[REQUIRED WORK]: Look for the string "this" in every line, and copy each line that has it.
────
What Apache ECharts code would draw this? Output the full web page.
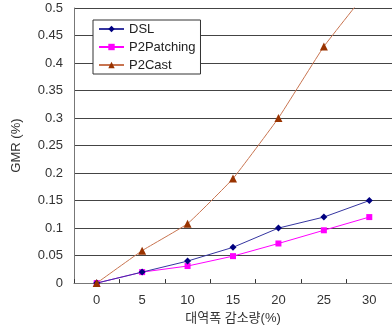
<!DOCTYPE html>
<html>
<head>
<meta charset="utf-8">
<script src="https://cdn.jsdelivr.net/npm/echarts@6/dist/echarts.min.js"></script>
<style>
  html, body { margin: 0; padding: 0; background: #fff; }
  #chart { width: 392px; height: 330px; }
</style>
</head>
<body>
<div id="chart"></div>
<script>
// Bandwidth reduction (%) on the x axis
const categories = ['0', '5', '10', '15', '20', '25', '30'];
// GMR (%) per scheme
const dslValues = [0, 0.02, 0.04, 0.065, 0.1, 0.12, 0.15];
const p2pPatchingValues = [0, 0.02, 0.031, 0.049, 0.072, 0.096, 0.12];
const p2CastValues = [0, 0.059, 0.108, 0.19, 0.3, 0.43, 0.535];
const yTicks = { min: 0, max: 0.5, step: 0.05 };

const font = '"Liberation Sans", Arial, "Noto Sans CJK KR", sans-serif';

const chart = echarts.init(document.getElementById('chart'), null, { renderer: 'canvas' });
chart.setOption({
  animation: false,
  backgroundColor: '#ffffff',
  grid: { left: 74, right: -2, top: 8, bottom: 42, containLabel: false },
  legend: {
    orient: 'vertical',
    left: 93,
    top: 20,
    backgroundColor: '#ffffff',
    borderColor: '#333333',
    borderWidth: 1,
    padding: [2, 5, 2, 5],
    itemWidth: 25,
    itemHeight: 8,
    itemGap: 4,
    textStyle: { fontFamily: font, fontSize: 13, color: '#222', lineHeight: 14 },
    data: ['DSL', 'P2Patching', 'P2Cast']
  },
  xAxis: {
    type: 'category',
    data: categories,
    boundaryGap: true,
    name: '대역폭 감소량(%)',
    nameLocation: 'middle',
    nameGap: 28,
    nameTextStyle: { fontFamily: font, fontSize: 13, color: '#333' },
    axisLine: { lineStyle: { color: '#777', width: 1 } },
    axisTick: { show: true, inside: true, length: 4, lineStyle: { color: '#333' } },
    axisLabel: { fontFamily: font, fontSize: 13, color: '#333', margin: 11 },
    splitLine: { show: false }
  },
  yAxis: {
    type: 'value',
    min: yTicks.min,
    max: yTicks.max,
    interval: yTicks.step,
    name: 'GMR (%)',
    nameLocation: 'middle',
    nameGap: 51,
    nameRotate: 90,
    nameTextStyle: { fontFamily: font, fontSize: 13, color: '#333' },
    axisLine: { show: true, lineStyle: { color: '#777', width: 1 } },
    axisTick: { show: false },
    axisLabel: { fontFamily: font, fontSize: 13, color: '#333', margin: 11 },
    splitLine: { show: true, lineStyle: { color: '#444', width: 1 } }
  },
  series: [
    {
      name: 'DSL',
      type: 'line',
      data: dslValues,
      symbol: 'diamond',
      symbolSize: 7,
      showAllSymbol: true,
      itemStyle: { color: '#000080' },
      lineStyle: { color: '#3535a0', width: 1 },
      z: 3
    },
    {
      name: 'P2Patching',
      type: 'line',
      data: p2pPatchingValues,
      symbol: 'rect',
      symbolSize: 6,
      showAllSymbol: true,
      itemStyle: { color: '#ff00ff' },
      lineStyle: { color: '#ff00ff', width: 1 },
      z: 2
    },
    {
      name: 'P2Cast',
      type: 'line',
      data: p2CastValues,
      symbol: 'triangle',
      symbolSize: 8,
      showAllSymbol: true,
      smooth: 0.1,
      clip: true,
      itemStyle: { color: '#993300' },
      lineStyle: { color: '#c87450', width: 1 },
      z: 4
    }
  ]
});
</script>
</body>
</html>
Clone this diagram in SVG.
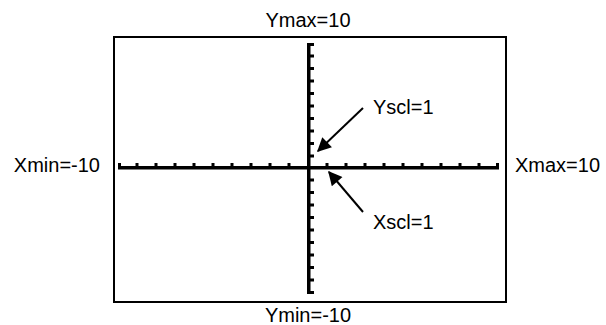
────
[FULL RESPONSE]:
What Apache ECharts code would draw this? Output the full web page.
Clone this diagram in SVG.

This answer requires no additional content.